Boston, Sept. 23, 2014— A woman who refused to testify before the Suffolk County Grand Jury as it investigated a murder allegedly committed by a family member pleaded guilty to criminal contempt of court today, Suffolk County District Attorney Daniel F. Conley said.

TANYA SINGLETON (D.O.B. 11/17/75) of Bristol, Connecticut, admitted that she refused to testify when called before the grand jury in September of 2013. Singleton had been granted an order of immunity that would have allowed her to testify regarding a vehicle that was used in the 2012 murders of Daniel de Abreu and Safiro Furtado in Boston’s South End.

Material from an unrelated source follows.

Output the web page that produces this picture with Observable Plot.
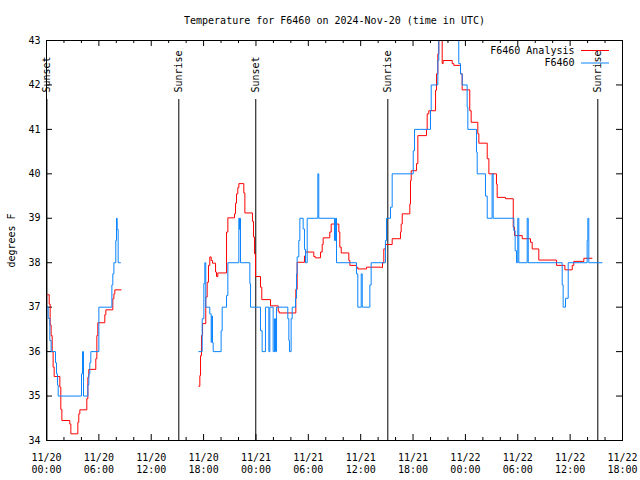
<!DOCTYPE html>
<html><head><meta charset="utf-8">
<script src="https://cdn.jsdelivr.net/npm/d3@7"></script>
<script src="https://cdn.jsdelivr.net/npm/@observablehq/plot@0.6"></script>
<style>
html,body{margin:0;padding:0;background:#fff;}
#chart svg{display:block;}
</style>
</head><body><div id="chart"></div>
<script>
const title = "Temperature for F6460 on 2024-Nov-20 (time in UTC)";
const yLabel = "degrees F";
const seriesNames = ["F6460 Analysis", "F6460"];
const seriesColors = ["#ff0000", "#0a84ff"];
const startTime = "2024-11-20T00:00Z";
const endTime = "2024-11-22T18:00Z";
const yTicks = [34, 35, 36, 37, 38, 39, 40, 41, 42, 43];
// sun events: hours after 11/20 00:00 UTC
const sunHours = [0.05, 15.16, 23.98, 39.11, 63.17];
const sunLabels = ["Sunset", "Sunrise", "Sunset", "Sunrise", "Sunrise"];

// [hours after 11/20 00:00 UTC, temperature °F]
const analysisSeg1 = [[0.08,37.28],[0.31,37.07],[0.42,36.6],[0.53,36.36],[0.65,36.0],[0.76,35.65],[0.88,35.44],[1.53,35.2],[1.64,34.7],[1.76,34.45],[2.67,34.37],[2.79,34.15],[3.59,34.41],[3.70,34.6],[3.82,34.69],[4.62,34.94],[4.74,35.42],[4.85,35.6],[5.65,35.84],[5.77,36.36],[5.88,36.65],[6.68,36.83],[6.80,36.94],[7.60,37.19],[7.72,37.3],[7.83,37.39],[8.56,37.39]];
const analysisSeg2 = [[17.45,35.22],[17.57,35.46],[17.65,35.91],[17.76,36.36],[17.88,36.63],[18.25,37.23],[18.41,37.56],[18.56,37.94],[18.71,38.13],[18.87,38.05],[19.02,37.99],[19.37,37.79],[19.48,37.69],[19.63,37.77],[20.63,38.69],[20.78,39.01],[21.54,39.1],[21.66,39.34],[21.77,39.55],[21.92,39.69],[22.04,39.78],[22.61,39.57],[22.73,39.12],[23.6,38.93],[23.72,38.58],[23.83,38.2],[23.95,37.69],[24.52,37.45],[24.67,37.17],[25.67,37.03],[26.55,36.91],[26.66,36.87],[28.57,37.4],[28.72,38.01],[29.56,38.15],[29.68,38.24],[30.63,38.14],[30.79,38.11],[31.4,38.24],[31.59,38.41],[31.7,38.56],[32.46,38.69],[32.62,38.87],[33.5,38.69],[33.61,38.35],[33.77,38.22],[34.64,38.05],[34.76,37.94],[35.52,37.9],[35.67,37.86],[36.67,37.9],[38.39,37.89],[38.5,38.0],[38.65,38.31],[38.84,38.41],[39.61,38.54],[40.56,38.69],[40.64,38.87],[40.76,39.1],[41.63,39.32],[41.71,39.85],[41.79,40.07],[42.4,40.23],[42.55,40.86],[43.54,41.0],[43.62,41.35],[43.81,41.42],[44.58,41.88],[44.69,42.25],[44.84,42.7],[44.95,43.1],[45.34,42.48],[45.45,42.55],[46.49,42.48],[46.67,42.44],[47.44,42.25],[47.63,41.89],[48.5,41.42],[48.66,41.16],[49.42,40.9],[49.54,40.69],[50.5,40.34],[50.69,40.0],[51.56,39.77],[51.64,39.47],[52.6,39.44],[53.48,38.8],[53.63,38.61],[54.51,38.54],[55.46,38.46],[55.65,38.31],[56.41,38.06],[58.44,37.94],[59.4,37.84],[60.24,37.94],[60.42,38.03],[61.57,38.1],[62.53,38.1]];
const obsSeg1 = [[0.08,37.0],[0.19,36.75],[0.38,36.25],[0.53,36.0],[1.03,35.75],[1.15,35.5],[1.26,35.25],[1.34,35.0],[4.01,35.5],[4.13,36.0],[4.24,35.0],[4.74,35.25],[4.85,35.5],[4.96,35.75],[5.08,36.0],[6.0,37.0],[7.49,37.5],[7.6,37.75],[7.72,38.0],[7.94,38.5],[8.02,39.0],[8.1,38.75],[8.21,38.0],[8.48,38.0]];
const obsSeg2 = [[17.45,36.0],[17.84,36.74],[18.03,37.53],[18.14,38.0],[18.25,37.0],[18.71,36.85],[18.87,36.21],[18.94,36.8],[19.02,36.2],[19.1,36.0],[20.01,36.47],[20.13,37.0],[20.63,37.26],[20.78,38.0],[22.04,39.0],[22.12,38.75],[22.15,39.0],[22.23,38.0],[23.3,37.53],[23.38,37.0],[24.52,36.47],[24.71,36.0],[25.09,37.0],[25.48,36.0],[25.59,37.0],[25.97,36.0],[26.13,36.74],[26.24,36.0],[26.36,37.0],[27.65,36.74],[27.77,36.25],[27.84,36.0],[28.03,36.74],[28.15,37.0],[28.53,37.2],[28.65,37.75],[28.72,38.13],[28.91,38.5],[29.03,39.0],[29.41,38.76],[29.56,38.3],[29.68,38.0],[29.87,39.0],[31.09,40.0],[31.2,39.0],[33.0,38.5],[33.12,39.0],[33.23,38.0],[35.52,37.75],[35.67,37.0],[36.06,37.75],[36.18,37.0],[37.05,37.5],[37.2,38.0],[38.84,38.5],[38.96,39.0],[39.42,39.25],[39.61,40.0],[42.02,40.52],[42.17,41.0],[44.0,41.42],[44.08,42.0],[44.84,42.55],[44.95,44.0],[47.24,42.48],[47.44,42.25],[47.63,42.0],[48.2,41.5],[48.28,41.0],[49.27,40.49],[49.35,40.0],[50.3,39.5],[50.5,39.0],[51.06,40.0],[51.18,39.0],[53.55,38.72],[53.7,38.27],[53.86,38.0],[54.0,39.0],[54.12,38.0],[55.08,39.0],[55.2,38.0],[59.09,37.5],[59.2,37.0],[59.47,37.2],[59.78,38.0],[61.95,38.5],[62.03,39.0],[62.14,38.0],[63.67,38.0]];

const t0 = Date.parse(startTime);
const toDate = h => new Date(t0 + h * 3600000);
const toPts = seg => seg.map(([h, v]) => ({t: toDate(h), v}));
const sunEvents = sunHours.map((h, i) => ({t: toDate(h), label: sunLabels[i]}));
const x0 = new Date(startTime), x1 = new Date(endTime);
const majorTicks = d3.utcHour.every(6).range(x0, new Date(+x1 + 1));
const minorTicks = d3.utcHour.every(2).range(x0, new Date(+x1 + 1)).filter(d => d.getUTCHours() % 6 !== 0);

const font = "DejaVu Sans Mono";
const lineOpts = (color) => ({x: "t", y: "v", stroke: color, strokeWidth: 1, curve: "step-after", clip: true});

const chart = Plot.plot({
  width: 640, height: 480,
  marginLeft: 46, marginRight: 18, marginTop: 40, marginBottom: 40,
  style: {fontFamily: font, fontSize: "10px", background: "#fff", color: "#000", overflow: "visible"},
  x: {type: "utc", domain: [x0, x1]},
  y: {domain: [34, 43]},
  marks: [
    Plot.axisX({ticks: majorTicks, tickFormat: d3.utcFormat("%m/%d\n%H:%M"), tickSize: 0, tickPadding: 12, lineHeight: 1.17, label: null, fill: "#000"}),
    Plot.axisY({ticks: yTicks, tickFormat: d => String(d), tickSize: 0, tickPadding: 6, label: null, fill: "#000"}),
    Plot.ruleX(majorTicks, {insetTop: 394, stroke: "#000"}),
    Plot.ruleX(majorTicks, {insetBottom: 394, stroke: "#000"}),
    Plot.ruleX(minorTicks, {insetTop: 397, stroke: "#000"}),
    Plot.ruleX(minorTicks, {insetBottom: 397, stroke: "#000"}),
    Plot.ruleY(yTicks, {insetRight: 570, stroke: "#000"}),
    Plot.ruleY(yTicks, {insetLeft: 570, stroke: "#000"}),
    Plot.ruleX(sunEvents, {x: "t", insetTop: 59, stroke: "#000", strokeWidth: 1}),
    Plot.text(sunEvents, {x: "t", text: "label", frameAnchor: "top", dy: 52, rotate: -90, textAnchor: "start", lineAnchor: "middle", fill: "#000"}),
    Plot.line(toPts(analysisSeg1), lineOpts(seriesColors[0])),
    Plot.line(toPts(analysisSeg2), lineOpts(seriesColors[0])),
    Plot.line(toPts(obsSeg1), lineOpts(seriesColors[1])),
    Plot.line(toPts(obsSeg2), lineOpts(seriesColors[1])),
    Plot.frame({stroke: "#000"}),
    Plot.text([seriesNames[0]], {frameAnchor: "top-right", dx: -48, dy: 10, textAnchor: "end", lineAnchor: "middle", fill: "#000"}),
    Plot.text([seriesNames[1]], {frameAnchor: "top-right", dx: -48, dy: 22.5, textAnchor: "end", lineAnchor: "middle", fill: "#000"}),
    Plot.ruleY([43], {dy: 10, insetLeft: 535, insetRight: 13, stroke: seriesColors[0]}),
    Plot.ruleY([43], {dy: 22.5, insetLeft: 535, insetRight: 13, stroke: seriesColors[1]}),
    Plot.text([title], {frameAnchor: "top", dy: -20, lineAnchor: "middle", fill: "#000"}),
    Plot.text([yLabel], {frameAnchor: "left", dx: -35, rotate: -90, textAnchor: "middle", lineAnchor: "middle", fill: "#000"})
  ]
});
document.getElementById("chart").appendChild(chart);
</script>
</body></html>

Singleton is the cousin of the defendant charged in that double murder. The vehicle was recovered from her home by police in June 2013.  Singleton admitted today that she refused to testify before the grand jury even though prosecutors had reason to believe she had material, relevant information regarding the vehicle and conversations with the murder defendant.

First Assistant District Attorney Patrick M. Haggan recommended the maximum penalty for criminal contempt, two and a half years in a house of correction.  Suffolk Superior Court Judge Thomas Connors imposed two years of home confinement.

“This defendant made a deliberate choice to stymie a double homicide investigation,” Conley said. “That choice wasn’t made out of fear or intimidation but to help her cousin get away with two cold-blooded murders. Through her actions, she contributed to the leading factor in unsolved homicides in this city: witnesses who know the truth but refuse to tell it. There’s only one appropriate consequence here, and that’s a substantial period of incarceration.”

Conley noted that Boston and Suffolk County lead the Commonwealth in using the state’s Witness Protection Fund to protect witnesses who may be afraid to come forward or testify.

“If you’re afraid, we can protect you,” he said. “But if you lie, dummy up, or refuse to tell the truth, we will charge you, indict you, and prosecute you.”

Singleton was represented by attorney E. Peter Parker.





All defendants are presumed innocent until and unless proven guilty beyond a reasonable doubt.